━━━ Provided material

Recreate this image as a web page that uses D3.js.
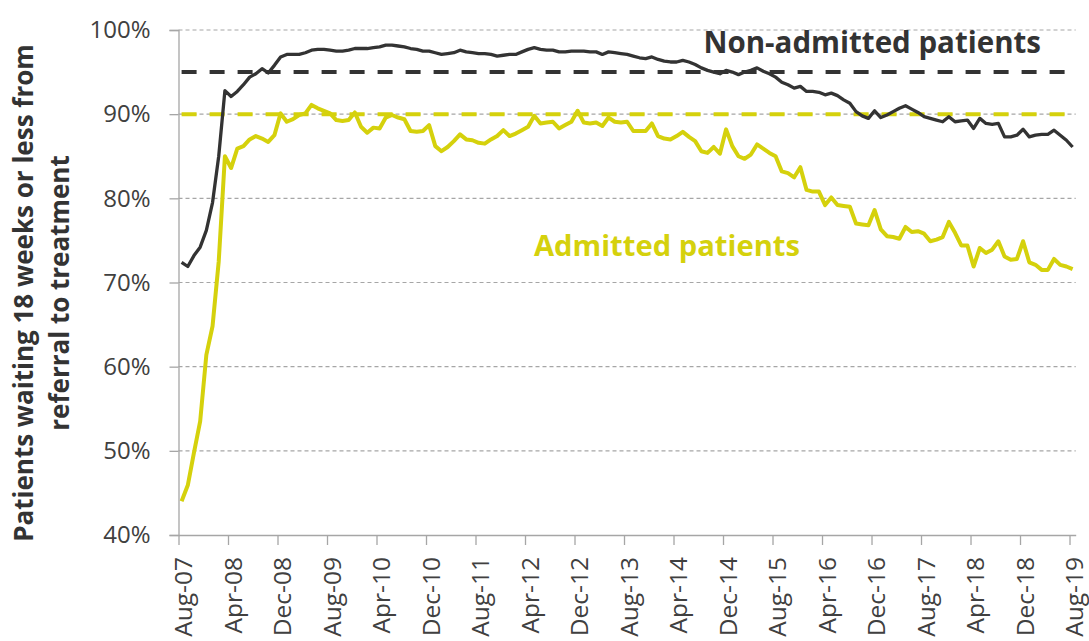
<!DOCTYPE html>
<html>
<head>
<meta charset="utf-8">
<script src="https://cdn.jsdelivr.net/npm/d3@7"></script>
<style>
  html, body { margin: 0; padding: 0; background: #fff; }
  svg { display: block; font-family: "Open Sans", "Noto Sans", sans-serif; }
</style>
</head>
<body>
<svg id="chart" width="1089" height="641"></svg>
<script>
// ---- Data ----
const startMonth = 7;   // August (0-based)
const startYear = 2007;
const monthCount = 145; // Aug-07 .. Aug-19
const monthNames = ["Jan","Feb","Mar","Apr","May","Jun","Jul","Aug","Sep","Oct","Nov","Dec"];
const categories = d3.range(monthCount).map(i => {
  const m = (startMonth + i) % 12;
  const y = startYear + Math.floor((startMonth + i) / 12);
  return monthNames[m] + "-" + String(y % 100).padStart(2, "0");
});

const tickLabels = ["Aug-07","Apr-08","Dec-08","Aug-09","Apr-10","Dec-10","Aug-11","Apr-12","Dec-12",
  "Aug-13","Apr-14","Dec-14","Aug-15","Apr-16","Dec-16","Aug-17","Apr-18","Dec-18","Aug-19"];

const yTicks = [40, 50, 60, 70, 80, 90, 100];

const nonAdmitted = [
  72.4, 71.9, 73.2, 74.2, 76.2, 79.5, 85.0, 92.8, 92.1, 92.7,
  93.5, 94.4, 94.8, 95.4, 94.9, 95.8, 96.8, 97.1, 97.1, 97.1,
  97.3, 97.6, 97.7, 97.7, 97.6, 97.5, 97.5, 97.6, 97.8, 97.8,
  97.8, 97.9, 98.0, 98.2, 98.2, 98.1, 98.0, 97.8, 97.7, 97.5,
  97.5, 97.3, 97.1, 97.2, 97.3, 97.6, 97.4, 97.3, 97.2, 97.2,
  97.1, 96.9, 97.0, 97.1, 97.1, 97.4, 97.7, 97.9, 97.7, 97.6,
  97.6, 97.4, 97.4, 97.5, 97.5, 97.5, 97.4, 97.4, 97.1, 97.4,
  97.3, 97.2, 97.1, 96.9, 96.7, 96.6, 96.8, 96.5, 96.3, 96.2,
  96.2, 96.4, 96.2, 95.9, 95.5, 95.2, 95.0, 94.8, 95.2, 95.0,
  94.7, 95.0, 95.2, 95.5, 95.1, 94.8, 94.4, 93.8, 93.5, 93.1,
  93.3, 92.7, 92.7, 92.6, 92.3, 92.5, 92.2, 91.7, 91.3, 90.3,
  89.8, 89.5, 90.4, 89.6, 89.9, 90.3, 90.7, 91.0, 90.6, 90.2,
  89.7, 89.5, 89.3, 89.1, 89.7, 89.1, 89.2, 89.3, 88.3, 89.5,
  88.9, 88.8, 88.9, 87.3, 87.3, 87.5, 88.2, 87.3, 87.5, 87.6,
  87.6, 88.1, 87.5, 86.9, 86.1
];

const admitted = [
  44.0, 45.9, 49.8, 53.5, 61.4, 64.8, 72.5, 85.0, 83.6, 85.9,
  86.2, 87.0, 87.4, 87.1, 86.7, 87.5, 90.1, 89.1, 89.4, 89.9,
  90.1, 91.1, 90.7, 90.4, 90.1, 89.3, 89.2, 89.3, 90.2, 88.5,
  87.8, 88.4, 88.3, 89.6, 89.9, 89.6, 89.4, 88.0, 87.9, 88.0,
  88.7, 86.2, 85.6, 86.1, 86.8, 87.6, 87.0, 86.9, 86.6, 86.5,
  87.0, 87.4, 88.1, 87.4, 87.7, 88.1, 88.5, 89.8, 88.9, 89.0,
  89.1, 88.3, 88.7, 89.1, 90.4, 89.0, 88.9, 89.0, 88.6, 89.6,
  89.1, 89.0, 89.1, 88.0, 88.0, 88.0, 88.9, 87.4, 87.1, 87.0,
  87.4, 87.9, 87.3, 86.8, 85.6, 85.4, 86.1, 85.3, 88.2, 86.2,
  85.0, 84.7, 85.2, 86.4, 85.9, 85.4, 85.0, 83.2, 83.0, 82.5,
  83.7, 81.0, 80.8, 80.8, 79.2, 80.1, 79.2, 79.1, 79.0, 77.0,
  76.9, 76.8, 78.6, 76.3, 75.5, 75.4, 75.2, 76.6, 76.0, 76.1,
  75.8, 74.9, 75.1, 75.4, 77.2, 75.9, 74.4, 74.4, 71.9, 74.1,
  73.5, 73.9, 74.9, 73.1, 72.7, 72.8, 74.9, 72.4, 72.1, 71.5,
  71.5, 72.8, 72.1, 71.9, 71.6
];

const nonAdmittedTarget = 95;
const admittedTarget = 90;

const seriesNames = ["Non-admitted patients", "Admitted patients"];
const yTitle = ["Patients waiting 18 weeks or less from", "referral to treatment"];

// ---- Layout ----
const svg = d3.select("#chart");
const plotLeft = 178.5, plotRight = 1075.7, plotTop = 30, plotBottom = 535;
const darkCol = "#333333";
const yellowCol = "#d5d10c";
const gridCol = "#a6a6a6";
const textCol = "#404040";

const x = d3.scaleLinear().domain([-0.5, monthCount - 0.5]).range([plotLeft, plotRight]);
const y = d3.scaleLinear().domain([40, 100]).range([plotBottom, plotTop]);

const labelIdx = tickLabels.map(l => categories.indexOf(l));

// gridlines
svg.append("g")
  .selectAll("line")
  .data(yTicks.filter(v => v > 40))
  .join("line")
  .attr("x1", plotLeft).attr("x2", plotRight)
  .attr("y1", d => y(d)).attr("y2", d => y(d))
  .attr("stroke", gridCol).attr("stroke-width", 1.2)
  .attr("stroke-dasharray", "4,3");

// y axis
const yAxis = svg.append("g")
  .attr("transform", `translate(${plotLeft},0)`)
  .call(d3.axisLeft(y).tickValues(yTicks).tickFormat(d => d + "%").tickSize(9).tickPadding(19));
yAxis.select(".domain").attr("stroke", gridCol).attr("stroke-width", 1.3);
yAxis.selectAll(".tick line").attr("stroke", gridCol).attr("stroke-width", 1.3);
yAxis.selectAll(".tick text")
  .attr("fill", textCol).style("font-size", "24px").style("font-family", "'Open Sans'");

// x axis (tick marks at category boundaries)
const xAxis = svg.append("g")
  .attr("transform", `translate(0,${plotBottom})`)
  .call(d3.axisBottom(x).tickValues(labelIdx.map(i => i - 0.5)).tickFormat(() => "").tickSize(10).tickSizeOuter(0));
xAxis.select(".domain").attr("stroke", gridCol).attr("stroke-width", 1.3);
xAxis.selectAll(".tick line").attr("stroke", gridCol).attr("stroke-width", 1.3);

// x labels (centered on categories)
svg.append("g")
  .selectAll("text")
  .data(labelIdx)
  .join("text")
  .attr("transform", d => `translate(${x(d) + 2},557) rotate(-90)`)
  .attr("text-anchor", "end")
  .attr("dy", "0.36em")
  .attr("fill", textCol)
  .style("font-size", "24.5px")
  .text(d => categories[d]);

// target dashed lines
const targetLine = (val, col) => svg.append("line")
  .attr("x1", x(0)).attr("x2", x(monthCount - 1))
  .attr("y1", y(val)).attr("y2", y(val))
  .attr("stroke", col).attr("stroke-width", 4)
  .attr("stroke-dasharray", "15,13");
targetLine(nonAdmittedTarget, darkCol);
targetLine(admittedTarget, yellowCol);

// series lines
const line = d3.line().x((d, i) => x(i)).y(d => y(d)).curve(d3.curveLinear);
svg.append("path").datum(admitted)
  .attr("d", line).attr("fill", "none")
  .attr("stroke", yellowCol).attr("stroke-width", 4).attr("stroke-linejoin", "round");
svg.append("path").datum(nonAdmitted)
  .attr("d", line).attr("fill", "none")
  .attr("stroke", darkCol).attr("stroke-width", 3.3).attr("stroke-linejoin", "round");

// series labels
svg.append("text")
  .attr("x", 1041).attr("y", 53)
  .attr("text-anchor", "end")
  .attr("fill", darkCol)
  .style("font-size", "29.5px").style("font-weight", "700")
  .text(seriesNames[0]);
svg.append("text")
  .attr("x", 800).attr("y", 256)
  .attr("text-anchor", "end")
  .attr("fill", yellowCol)
  .style("font-size", "29.2px").style("font-weight", "700")
  .text(seriesNames[1]);

// y title
svg.append("g")
  .selectAll("text")
  .data(yTitle)
  .join("text")
  .attr("transform", (d, i) => `translate(${33 + i * 36},293) rotate(-90)`)
  .attr("text-anchor", "middle")
  .attr("fill", darkCol)
  .style("font-size", "26px").style("font-weight", "700")
  .text(d => d);
</script>
</body>
</html>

━━━━━━

• _Required task_
Up to and including the line with "const yTicks = [40, 50, 60, 70, 80, 90, 100];", copy the data above from its first line. Skip pictures.

• _Exercise answer_
Recreate this image as a web page that uses D3.js.
<!DOCTYPE html>
<html>
<head>
<meta charset="utf-8">
<script src="https://cdn.jsdelivr.net/npm/d3@7"></script>
<style>
  html, body { margin: 0; padding: 0; background: #fff; }
  svg { display: block; font-family: "Open Sans", "Noto Sans", sans-serif; }
</style>
</head>
<body>
<svg id="chart" width="1089" height="641"></svg>
<script>
// ---- Data ----
const startMonth = 7;   // August (0-based)
const startYear = 2007;
const monthCount = 145; // Aug-07 .. Aug-19
const monthNames = ["Jan","Feb","Mar","Apr","May","Jun","Jul","Aug","Sep","Oct","Nov","Dec"];
const categories = d3.range(monthCount).map(i => {
  const m = (startMonth + i) % 12;
  const y = startYear + Math.floor((startMonth + i) / 12);
  return monthNames[m] + "-" + String(y % 100).padStart(2, "0");
});

const tickLabels = ["Aug-07","Apr-08","Dec-08","Aug-09","Apr-10","Dec-10","Aug-11","Apr-12","Dec-12",
  "Aug-13","Apr-14","Dec-14","Aug-15","Apr-16","Dec-16","Aug-17","Apr-18","Dec-18","Aug-19"];

const yTicks = [40, 50, 60, 70, 80, 90, 100];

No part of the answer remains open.